A Record $53 Million Cook County Verdict for a Delayed Delivery
Geoffrey Fieger and Jack Beam won the largest birth-injury verdict in Cook County history against the University of Chicago Medical Center, after a mother in fetal distress was left without an obstetrician for hours before an emergency cesarean.
What happened
In April 2004, Lisa Ewing arrived at the University of Chicago Medical Center at full term, worried that her baby was moving less than normal. A first-year resident examined her and recognized fetal distress. No obstetrician evaluated her for roughly the next 11 hours. By the time the hospital performed an emergency cesarean section, her son had gone too long without enough oxygen.

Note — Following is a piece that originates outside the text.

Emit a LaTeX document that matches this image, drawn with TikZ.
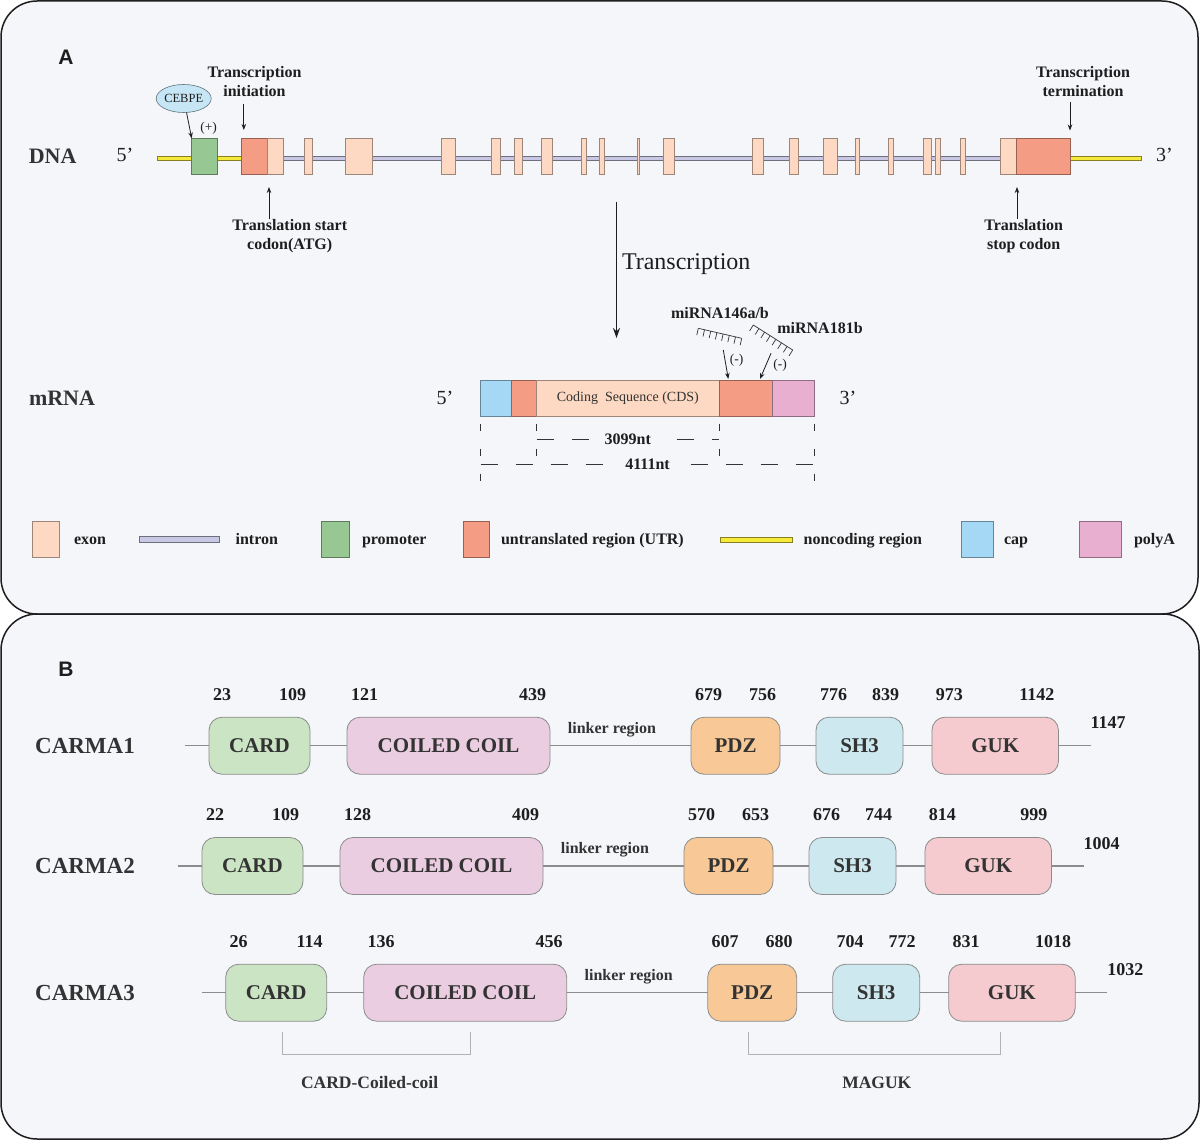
\documentclass[tikz,border=0pt]{standalone}
\usepackage{fontspec}
\setmainfont{Liberation Serif}
\newfontfamily\panelsans{Liberation Sans}
\usetikzlibrary{positioning,shapes.geometric,arrows.meta,calc}

\definecolor{bgcol}{HTML}{F4F6FA}
\definecolor{ink}{HTML}{1E1E1E}
\definecolor{ink2}{HTML}{333333}
\definecolor{exonc}{HTML}{FDD8C2}
\definecolor{utrc}{HTML}{F59C84}
\definecolor{promc}{HTML}{97C893}
\definecolor{intronc}{HTML}{C9C8E4}
\definecolor{noncc}{HTML}{F5E93A}
\definecolor{capc}{HTML}{A4D8F5}
\definecolor{polyc}{HTML}{E9AFD1}
\definecolor{cebpec}{HTML}{C6E6F6}
\definecolor{cardc}{HTML}{CBE4C4}
\definecolor{coilc}{HTML}{EBCDE1}
\definecolor{pdzc}{HTML}{F8C996}
\definecolor{shc}{HTML}{CDE9EF}
\definecolor{gukc}{HTML}{F5CBD0}

\begin{document}
\begin{tikzpicture}[x=1pt, y=-1pt,
every node/.style={inner sep=0pt, outer sep=0pt, text=ink},
panel/.style={draw=ink, line width=1.5pt, fill=bgcol, rounded corners=36pt},
box/.style={draw=#1!62!black, fill=#1, line width=.7pt, minimum height=35.7pt},
bar/.style={draw=#1!55!black, fill=#1, line width=.5pt},
dom/.style={draw=black!45, fill=#1, line width=.8pt, rounded corners=13pt,
    minimum height=57pt, text=ink2, font=\fontsize{21}{21}\selectfont\bfseries},
lab/.style={font=\fontsize{16}{19.5}\selectfont\bfseries, align=center},
bigtxt/.style={font=\fontsize{22}{22}\selectfont\bfseries, text=ink2},
prime/.style={font=\fontsize{20}{20}\selectfont},
smalltxt/.style={font=\fontsize{13.5}{13.5}\selectfont},
leg/.style={font=\fontsize{16}{16}\selectfont\bfseries, anchor=base west},
num/.style={font=\fontsize{18}{18}\selectfont\bfseries},
linker/.style={font=\fontsize{16}{16}\selectfont\bfseries, text=ink2},
arr/.style={draw=ink, line width=.8pt, -{Stealth[length=6pt,width=4.5pt]}},
dimv/.style={draw=ink2, line width=.8pt, dash pattern=on 7pt off 18pt},
dimh/.style={draw=ink2, line width=.8pt, dash pattern=on 17pt off 18pt},
comb/.style={draw=ink2, line width=.7pt},
bb/.style={draw=black!45, line width=1.2pt},
brk/.style={draw=black!30, line width=1pt}
]
\useasboundingbox (0,0) rectangle (1200,1140);
\draw[panel] (1,1) rectangle (1198,614);
\draw[panel] (1,614) rectangle (1199,1139);
\node[font=\panelsans\fontsize{21}{21}\selectfont\bfseries] (pa) at (66,57) {A};
\node[font=\panelsans\fontsize{21}{21}\selectfont\bfseries] (pb) at (66,669) {B};

% DNA
\node[bigtxt] (dna) at (52.6,156.7) {DNA};
\node[prime] (d5) at (125,155) {5’};
\node[prime] (d3) at (1164.5,155) {3’};
\node[bar=noncc, minimum width=84.2pt, minimum height=3.6pt, anchor=west] (nc5) at (157.5,158.5) {};
\node[bar=noncc, minimum width=70.3pt, minimum height=3.6pt, anchor=west] (nc3) at (1070.7,158.5) {};
\node[bar=intronc, minimum width=717pt, minimum height=4.6pt, anchor=west] (intr) at (283.7,158.3) {};
\node[box=promc, minimum width=26pt, anchor=west] (prom) at (191.7,156.2) {};
\node[box=utrc, minimum width=25.6pt, anchor=west] (u5) at (241.7,156.2) {};
\node[box=exonc, minimum width=16.4pt, right=0pt of u5] (ex0) {};
\foreach \x/\w [count=\k] in {304.3/8, 345.7/26.6, 441.7/14, 491.7/8.3, 514.3/8, 541/11.7,%
    581/5, 599.3/5, 637/2.3, 663.3/11.4, 752.3/11, 789.3/8.7, 823.3/14, 855.3/4,%
    888.3/5, 923.3/8.4, 935.7/5, 960/5}
  \node[box=exonc, minimum width=\w pt, anchor=west] (ex\k) at (\x,156.2) {};
\node[box=exonc, minimum width=16pt, anchor=west] (exl) at (1000.7,156.2) {};
\node[box=utrc, minimum width=54pt, right=0pt of exl] (u3) {};

\node[ellipse, draw=cebpec!50!black, fill=cebpec, line width=.6pt, minimum width=52pt,
    minimum height=28pt, font=\fontsize{12.5}{12.5}\selectfont] (cebpe) at (183.7,98.5) {CEBPE};
\node[smalltxt] (plus) at (208.6,128.3) {(+)};
\draw[arr] (cebpe) -- (prom.north west);

\node[lab] (tini) at (254.5,81.5) {Transcription\\initiation};
\coordinate (tss) at (243.8,130);
\draw[arr, shorten <=7pt] (tini.south -| tss) -- (tss);
\node[lab] (tstart) at (289.7,236.3) {Translation start\\codon(ATG)};
\coordinate (atg) at (269,187);
\draw[arr] (tstart.north -| atg) -- (atg);
\node[lab] (tterm) at (1083,81.5) {Transcription\\termination};
\coordinate (tts) at (1070,130.5);
\draw[arr, shorten <=5pt] (tterm.south -| tts) -- (tts);
\node[lab] (tstop) at (1023.7,236) {Translation\\stop codon};
\coordinate (stp) at (1017,187);
\draw[arr] (tstop.north -| stp) -- (stp);

% transcription
\coordinate (tx1) at (616.5,201.7);
\coordinate (tx2) at (616.5,338);
\draw[draw=ink, line width=1.3pt, -{Stealth[length=10pt,width=7pt]}] (tx1) -- (tx2);
\node[font=\fontsize{24}{24}\selectfont, anchor=west] (txt) at (622,264) {Transcription};

% mRNA
\node[bigtxt] (mrna) at (62,398) {mRNA};
\node[prime] (m5) at (445,398) {5’};
\node[prime] (m3) at (848,398) {3’};
\node[box=capc, minimum width=30.3pt, minimum height=36.7pt, anchor=west] (mcap) at (480.7,398.3) {};
\node[box=utrc, minimum width=25.7pt, minimum height=36.7pt, right=0pt of mcap] (m5u) {};
\node[box=exonc, minimum width=182.3pt, minimum height=36.7pt, right=0pt of m5u,
    font=\fontsize{14}{14}\selectfont, text=ink2] (cds) {Coding\ \ Sequence (CDS)};
\node[box=utrc, minimum width=53.7pt, minimum height=36.7pt, right=0pt of cds] (m3u) {};
\node[box=polyc, minimum width=41.6pt, minimum height=36.7pt, right=0pt of m3u] (mpa) {};

\node[lab] (mir146) at (720,313) {miRNA146a/b};
\node[lab] (mir181) at (820,327.7) {miRNA181b};
\coordinate (k1a) at (698.3,328.3); \coordinate (k1b) at (741.7,338.3);
\coordinate (k2a) at (753.3,325);   \coordinate (k2b) at (792.7,350);
\draw[comb] (k1a) -- (k1b) (k2a) -- (k2b);
\foreach \tk in {0,...,7}
  \draw[comb] ($(k1a)!\tk/7!(k1b)$) -- ++(-1.5,6.8)
              ($(k2a)!\tk/7!(k2b)$) -- ++(-3.7,5.9);
\coordinate (h1) at (723.3,350); \coordinate (h1t) at (728.3,379);
\coordinate (h2) at (771,353.3); \coordinate (h2t) at (760,379);
\draw[arr] (h1) -- (h1t);
\draw[arr] (h2) -- (h2t);
\node[smalltxt] (neg1) at (736.7,360) {(-)};
\node[smalltxt] (neg2) at (780,365) {(-)};

\foreach \a/\len in {mcap.south west/57, m5u.south east/32, cds.south east/32, mpa.south east/57}
  \draw[dimv] ([yshift=-7pt]\a) -- ++(0,\len);
\coordinate (l1a) at ([yshift=-23pt]m5u.south east);
\coordinate (l1b) at ([yshift=-23pt]cds.south east);
\coordinate (l2a) at ([yshift=-48pt]mcap.south west);
\coordinate (l2b) at ([yshift=-48pt]mpa.south east);
\draw[dimh] (l1a) -- node[lab, fill=bgcol, inner xsep=9pt, inner ysep=2pt] (n3099) {3099nt} (l1b);
\draw[dimh] (l2a) -- node[lab, fill=bgcol, inner xsep=9pt, inner ysep=2pt] (n4111) {4111nt} (l2b);

% legend
\foreach \x/\w/\col [count=\k] in {32/27/exonc, 321.3/27.7/promc, 463/26/utrc, 961/32/capc, 1079/42/polyc}
  \node[box=\col, minimum width=\w pt, minimum height=36pt, anchor=west] (lb\k) at (\x,539) {};
\node[bar=intronc, minimum width=80.6pt, minimum height=6pt, anchor=west] (lbi) at (139,539.3) {};
\node[bar=noncc, minimum width=71.3pt, minimum height=4.4pt, anchor=west] (lbn) at (720.7,539.8) {};
\foreach \x/\txt [count=\k] in {74/exon, 235.6/intron, 362/promoter, 501/untranslated region (UTR),%
    803.6/noncoding region, 1004/cap, 1134/polyA}
  \node[leg] (lt\k) at (\x,544) {\txt};

% CARMA rows
\foreach \row/\dx/\y in {1/0/745.7, 2/-7/866, 3/16.7/992.7} {
  \begin{scope}[xshift=\dx pt]
  \coordinate (c\row-s) at (184.8,\y);
  \coordinate (c\row-e) at (1090.6,\y);
  \node[dom=cardc, minimum width=101pt] (c\row-card) at (259.5,\y) {CARD};
  \node[dom=coilc, minimum width=203pt] (c\row-cc) at (448.5,\y) {COILED COIL};
  \node[dom=pdzc, minimum width=89pt] (c\row-pdz) at (735.5,\y) {PDZ};
  \node[dom=shc, minimum width=87pt] (c\row-sh3) at (859.5,\y) {SH3};
  \node[dom=gukc, minimum width=126.5pt] (c\row-guk) at (995.2,\y) {GUK};
  \node[linker] (c\row-lk) at (612,\y-16) {linker region};
  \end{scope}
  \draw[bb] (c\row-s) -- (c\row-card) -- (c\row-cc) -- (c\row-pdz) -- (c\row-sh3) -- (c\row-guk) -- (c\row-e);
  \node[font=\fontsize{23}{23}\selectfont\bfseries, text=ink2] (carma\row) at (85,\y) {CARMA\row};
}

\foreach \row/\dom/\na/\nb in {1/card/23/109, 1/cc/121/439, 1/pdz/679/756, 1/sh3/776/839, 1/guk/973/1142,%
    2/card/22/109, 2/cc/128/409, 2/pdz/570/653, 2/sh3/676/744, 2/guk/814/999,%
    3/card/26/114, 3/cc/136/456, 3/pdz/607/680, 3/sh3/704/772, 3/guk/831/1018}
{
  \node[num, anchor=base west] (c\row-\dom-a) at ([shift={(4pt,17pt)}]c\row-\dom.north west) {\na};
  \node[num, anchor=base east] (c\row-\dom-b) at ([shift={(-4pt,17pt)}]c\row-\dom.north east) {\nb};
}
\foreach \row/\n in {1/1147, 2/1004, 3/1032}
  \node[num, anchor=base west] (c\row-n) at ([yshift=17pt]c\row-e) {\n};

\draw[brk] ([xshift=6pt,yshift=-11pt]c3-card.south) -- ++(0,22.3) -| ([xshift=5pt,yshift=-11pt]c3-cc.south);
\draw[brk] ([xshift=-4pt,yshift=-11pt]c3-pdz.south) -- ++(0,22.3) -| ([xshift=-11pt,yshift=-11pt]c3-guk.south);
\node[font=\fontsize{17.5}{17.5}\selectfont\bfseries, text=ink2] (g1) at (369.6,1082.7) {CARD-Coiled-coil};
\node[font=\fontsize{17.5}{17.5}\selectfont\bfseries, text=ink2] (g2) at (876.8,1082.7) {MAGUK};
\end{tikzpicture}
\end{document}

The boy was born with severe brain damage. It was later diagnosed as cerebral palsy together with a seizure disorder. He cannot walk and uses a wheelchair, he cannot speak in complete sentences, and he will need help with the basic tasks of daily life for as long as he lives.
The family sued the medical center in Cook County Circuit Court in 2013. Geoffrey Fieger and Jack Beam tried the case for them. The central question was simple: what happened during the hours when a mother in distress was left without an obstetrician.
The hospital did not concede that its care caused the injury. Its lawyers argued that an infection, not any delay, produced the cerebral palsy, and that the baby was born with normal oxygen levels, which would place the harm before delivery. Fieger and Beam answered that there was no real sign of the infection the defense described, and that the medical center's own neonatal records showed the newborn had suffocated from a lack of oxygen at birth.
On June 29, 2016, the jury sided with the family and returned $53 million. It was the largest birth-injury verdict in Cook County history. The award included about $28.8 million set aside for the lifetime of care the child will require, along with sums for past and future medical costs, the loss of a normal life, and a shortened life expectancy.
The medical center asked for a mistrial and then a new trial, claiming the proceedings had been unfair. Judge John P. Kirby rejected those motions and let the verdict stand. In early January 2017 he trimmed the total by $950,000 as a technical correction, bringing the judgment to $52,050,000. The hospital said it would appeal.
Sources
This account is drawn from contemporaneous public reporting and the court record.